Don’t take my word that it’s these careful steps that makes Askinosie among the best chocolate made anywhere. Listen to David Lebovitz.
My full tasting of all things Askinosie was a wonderful – dare I say moving? – event put on by the good people at Jeni’s Ice Creams. I tasted everything in the Askinosie arsenal. Including freshly roasted (still warm) whole cocoa beans that I crushed with my own two hands to first inhale the swoon-worthy aroma then pick through the shells to extract and nibble the prize cocoa nibs.
Perhaps my favorite was the opportunity to taste their white chocolate. Now listen, I am first and foremost a dark chocolate fan. But having recently been through most area grocery stores looking for white chocolate for a favored dinner, I had become convinced that maybe there was no such thing anymore as white chocolate. Reading ingredient list after ingredient list I came to the numbing realization that maybe there was no chocolate in white chocolate. There was certainly no chocolate in the ingredients. I gave up and switched how I was making that recipe.

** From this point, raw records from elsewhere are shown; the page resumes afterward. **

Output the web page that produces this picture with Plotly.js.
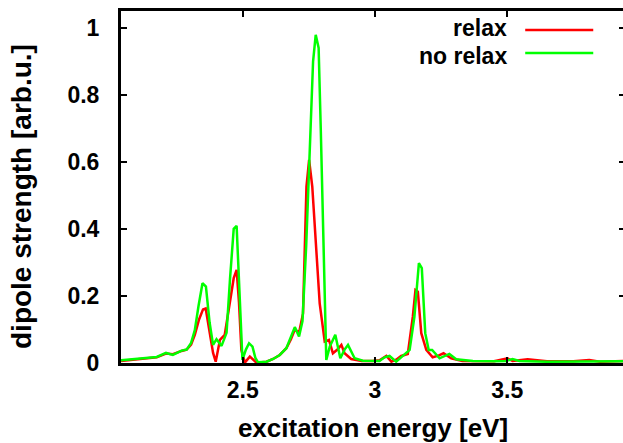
<!DOCTYPE html>
<html>
<head>
<meta charset="utf-8">
<script src="https://cdn.plot.ly/plotly-3.0.1.min.js"></script>
<style>
html,body{margin:0;padding:0;overflow:hidden;background:#fff;}
#chart{width:630px;height:443px;}
</style>
</head>
<body>
<div id="chart"></div>
<script>
// excitation energy [eV] and dipole strength, "relax"
const relaxX = [2.04,2.10,2.175,2.21,2.236,2.269,2.288,2.305,2.319,2.335,2.35,2.36,2.376,2.388,2.398,2.414,2.432,2.45,2.466,2.477,2.486,2.495,2.508,2.527,2.552,2.59,2.615,2.64,2.665,2.682,2.697,2.713,2.728,2.741,2.751,2.763,2.776,2.791,2.81,2.826,2.841,2.858,2.873,2.885,2.91,2.95,2.99,3.017,3.043,3.062,3.08,3.099,3.124,3.143,3.153,3.162,3.175,3.194,3.218,3.24,3.259,3.288,3.33,3.45,3.501,3.52,3.577,3.65,3.75,3.81,3.85,3.945];
const relaxY = [0.006,0.011,0.017,0.028,0.026,0.036,0.04,0.055,0.084,0.13,0.16,0.163,0.09,0.03,0.004,0.069,0.084,0.17,0.253,0.278,0.18,0.039,0.001,0.019,0.001,0.004,0.012,0.024,0.044,0.07,0.1,0.09,0.148,0.526,0.606,0.526,0.35,0.178,0.064,0.069,0.029,0.04,0.054,0.029,0.012,0.006,0.006,0.008,0.021,0.004,0.01,0.021,0.027,0.138,0.218,0.213,0.089,0.039,0.017,0.022,0.029,0.014,0.006,0.005,0.014,0.006,0.011,0.005,0.005,0.009,0.004,0.006];
// "no relax"
const noRelaxX = [2.04,2.10,2.175,2.21,2.236,2.269,2.288,2.305,2.319,2.333,2.348,2.361,2.375,2.388,2.401,2.42,2.439,2.452,2.466,2.477,2.488,2.499,2.512,2.524,2.537,2.548,2.558,2.59,2.615,2.64,2.665,2.682,2.697,2.713,2.726,2.74,2.753,2.766,2.776,2.787,2.795,2.803,2.81,2.816,2.829,2.85,2.869,2.885,2.898,2.923,2.954,2.992,3.017,3.036,3.055,3.08,3.105,3.131,3.149,3.166,3.177,3.19,3.203,3.216,3.244,3.265,3.281,3.307,3.37,3.45,3.495,3.52,3.546,3.65,3.75,3.85,3.945];
const noRelaxY = [0.008,0.012,0.018,0.03,0.024,0.037,0.04,0.06,0.098,0.17,0.238,0.228,0.12,0.054,0.071,0.051,0.09,0.25,0.40,0.409,0.2,0.009,0.04,0.059,0.049,0.015,0.002,0.004,0.012,0.024,0.044,0.075,0.107,0.079,0.125,0.35,0.606,0.90,0.979,0.94,0.70,0.427,0.15,0.009,0.049,0.084,0.014,0.04,0.054,0.014,0.007,0.007,0.006,0.017,0.021,0.004,0.022,0.039,0.138,0.298,0.283,0.089,0.039,0.039,0.014,0.022,0.027,0.011,0.006,0.005,0.006,0.012,0.006,0.004,0.004,0.004,0.005];

const seriesNames = ["relax", "no relax"];
const seriesColors = ["#ff0000", "#00ff00"];
const xTickVals = [2.5, 3, 3.5];
const xTickText = ["2.5", "3", "3.5"];
const yTickVals = [0, 0.2, 0.4, 0.6, 0.8, 1];
const yTickText = ["0", "0.2", "0.4", "0.6", "0.8", "1"];
const xTitle = "excitation energy [eV]";
const yTitle = "dipole strength [arb.u.]";

const FONT = "Liberation Sans, Arial, sans-serif";

const traces = [
  {x: relaxX, y: relaxY, name: seriesNames[0], type: "scatter", mode: "lines",
   line: {color: seriesColors[0], width: 2.5}},
  {x: noRelaxX, y: noRelaxY, name: seriesNames[1], type: "scatter", mode: "lines",
   line: {color: seriesColors[1], width: 2.5}}
];

const axisCommon = {
  showline: true, linecolor: "#000", linewidth: 3, mirror: "ticks",
  ticks: "inside", ticklen: 6, tickwidth: 2, tickcolor: "#000",
  showgrid: false, zeroline: false,
  tickfont: {family: FONT, size: 23, color: "#000", weight: "bold"}
};

// legend drawn gnuplot-style: text on the left, line sample on the right
const legendSplit = 0.912;   // paper y between the two legend rows
const legendLineY = [0.946, 0.881];
const annotations = [
  {xref: "paper", yref: "paper", x: 0.768, y: legendSplit,
   xanchor: "right", yanchor: "bottom", showarrow: false, borderpad: 0,
   text: "<b>" + seriesNames[0] + "</b>",
   font: {family: FONT, size: 23, color: "#000"}},
  {xref: "paper", yref: "paper", x: 0.768, y: legendSplit,
   xanchor: "right", yanchor: "top", showarrow: false, borderpad: 0,
   text: "<b>" + seriesNames[1] + "</b>",
   font: {family: FONT, size: 23, color: "#000"}},
  {xref: "paper", yref: "paper", x: 0, y: 0.4716, xshift: -99,
   xanchor: "center", yanchor: "middle", showarrow: false, textangle: -90,
   text: "<b>" + yTitle + "</b>",
   font: {family: FONT, size: 28, color: "#000"}}
];
const shapes = seriesNames.map((n, i) => ({
  type: "line", xref: "paper", yref: "paper",
  x0: 0.802, x1: 0.937, y0: legendLineY[i], y1: legendLineY[i],
  line: {color: seriesColors[i], width: 2.5}
}));

const layout = {
  width: 630, height: 443,
  margin: {l: 121, r: 5, t: 11, b: 80},
  paper_bgcolor: "#fff", plot_bgcolor: "#fff",
  showlegend: false,
  xaxis: Object.assign({}, axisCommon, {
    range: [2.04, 3.945], tickvals: xTickVals, ticktext: xTickText,
    ticklabelstandoff: 4,
    title: {text: "<b>" + xTitle + "</b>", standoff: 18,
            font: {family: FONT, size: 26, color: "#000"}}
  }),
  yaxis: Object.assign({}, axisCommon, {
    range: [0, 1.05], tickvals: yTickVals, ticktext: yTickText,
    ticklabelstandoff: 14
  }),
  annotations: annotations,
  shapes: shapes
};

Plotly.newPlot("chart", traces, layout, {staticPlot: true, displayModeBar: false});
</script>
</body>
</html>
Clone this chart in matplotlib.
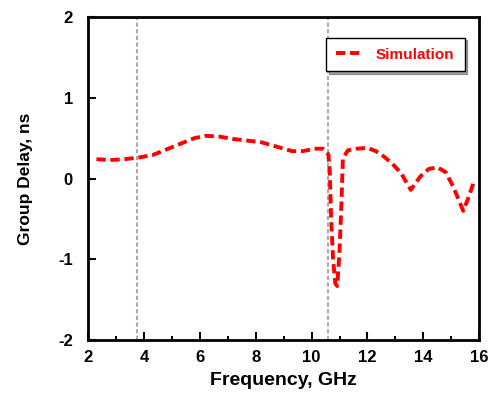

Then today, here was actual white chocolate, made from real cocoa butter. Thirty four percent cocoa butter to be exact. The stuff of dreams.
Their chocolate and hazelnut spread is at once undeniably decadent, sophisticated and devourable.
Their collaBARations with Jeni’s (malted chocolate) and Lakritsfabriken (salted black licorice) and others bring entirely new ideas to same old same, old chocolate bars.
I could go on, but I won’t.
I’m a convert. And now, perhaps an evangelizer. Because this is good stuff. Good in the whole sense of the word.
Playlist included Don’t Move, by Phantogram.